Das Ziel ist, die Kinder früher zu fördern. Erreicht werden sollen dadurch vor allem auch Kinder mit Migrationshintergrund. Und es muss das Ziel von Bildungspolitik sein, Kindern und Jugendlichen unabhängig von ihrer sozialen und ethnischen Herkunft gleiche und gerechte Chancen für den Besuch von Bildungseinrichtungen und den Erwerb von Kompetenzen zu ermöglichen für ein selbstständiges und selbstbestimmtes Leben in einer demokratischen Gesellschaft, aber auch für den Wirtschaftsstandort Hamburg, der ohne bestmöglich qualifizierte Menschen nicht im globalen Wettbewerb bestehen kann. Deswegen wollen wir für Hamburg ein Schulwesen, das sich in Primarschule, Gymnasium und Stadtteilschule gliedert. Alle Kinder sollen so nach ihrem individuellen Lernund Leistungsvermögen gefördert und gefordert werden.

Ich weiß, dass diese Pläne umstritten sind, auf beiden Seiten. Die einen fordern eine Schule für alle, mit gemeinsamem Lernen bis zur Klasse 9. Die anderen wollen an der bisherigen Trennung der Kinder nach Klasse 4 festhalten. Ich sage Ihnen: Die Pläne, auf die wir uns geeinigt haben, sollen und werden in Hamburg endlich Schulfrieden schaffen,

(Beifall bei der CDU, der GAL und Zurufe von der SPD)

denn wir wollen, dass es – zumindest mittelfristig – keine Schulstrukturdiskussion mehr geben wird. In Zukunft soll die Qualität des Schulwesens im Zentrum stehen und nicht mehr die Struktur. Dies setzt einen Überzeugungsprozess und die Mitwirkung aller Betroffenen voraus.

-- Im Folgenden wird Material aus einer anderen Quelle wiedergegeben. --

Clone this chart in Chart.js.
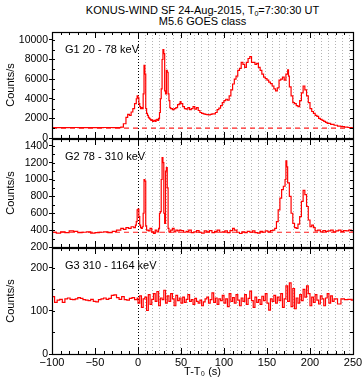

Wir machen das Angebot, gemeinsam eine Schulstruktur zu schaffen, die die Kinder in den Mittelpunkt stellt, deren Hoffnungen, Chancen, Leistungsmöglichkeiten, auch im internationalen Wettbewerb. Dabei gilt unsere Aufmerksamkeit vor allem den Kindern, die in schwierigen Verhältnissen aufwachsen. Deswegen werden wir auch in den Primarschulen die Klassenfrequenzen auf 25 Schülerinnen und Schüler senken. Deswegen werden weitere 50 Schulen zu gebundenen Ganztagsschulen ausgebaut mit Schwerpunkt auf den Grundschulen in KESS-1- bis -3-Gebieten. Das ist unsere Schulpolitik und ich bin sicher, dass wir in kürzester Zeit in Hamburg nicht mehr über Schulstrukturen reden werden, sondern endlich die Chance haben werden, Qualität zu schaffen und über Qualität zu diskutieren. Das steht für uns im Mittelpunkt.

(Beifall bei der CDU und der GAL)

Was für die Schulen gilt, gilt im Übrigen auch für die Universitäten. Es wurde lange, zum Teil Jahrzehnte, über die Strukturen an den Hamburger Hochschulen diskutiert. Im Mittelpunkt muss zukünftig auch hier die Qualität stehen. Hier haben wir in Hamburg Nachholbedarf. Einige Hoch

schulen zeigen gute Ergebnisse. In manchen Bereichen wird jedoch noch sehr viel zu tun sein.

Qualitätssicherung der Hochschulen ist sicher Aufgabe des Staates, aber nicht ausschließlich staatliche Aufgabe. Wir wollen eine Stiftung gründen – Staat, Wirtschaft und Gesellschaft –, mit deren Erträgen die Hamburger Hochschulen an Qualität und Profil gewinnen werden. Wir appellieren an alle, dieses als wichtigen Beitrag zur Standortsicherung – auch in wirtschaftlicher Hinsicht – zu begreifen.

(Beifall bei der CDU und der GAL)

Zweites Begriffspaar, meine Damen und Herren, ist: Solidarisches Handeln kontra Eigenverantwortung.

Der schwarz-grüne Senat verfolgt eine Sozialpolitik, die die soziale Grundsicherung garantiert und konkrete Probleme lösen hilft. Aber unser eigentliches Ziel ist es, dass Menschen wieder Verantwortung für sich selbst und andere übernehmen können, dass sie sich wieder aus dem Transferleistungsbezug lösen können.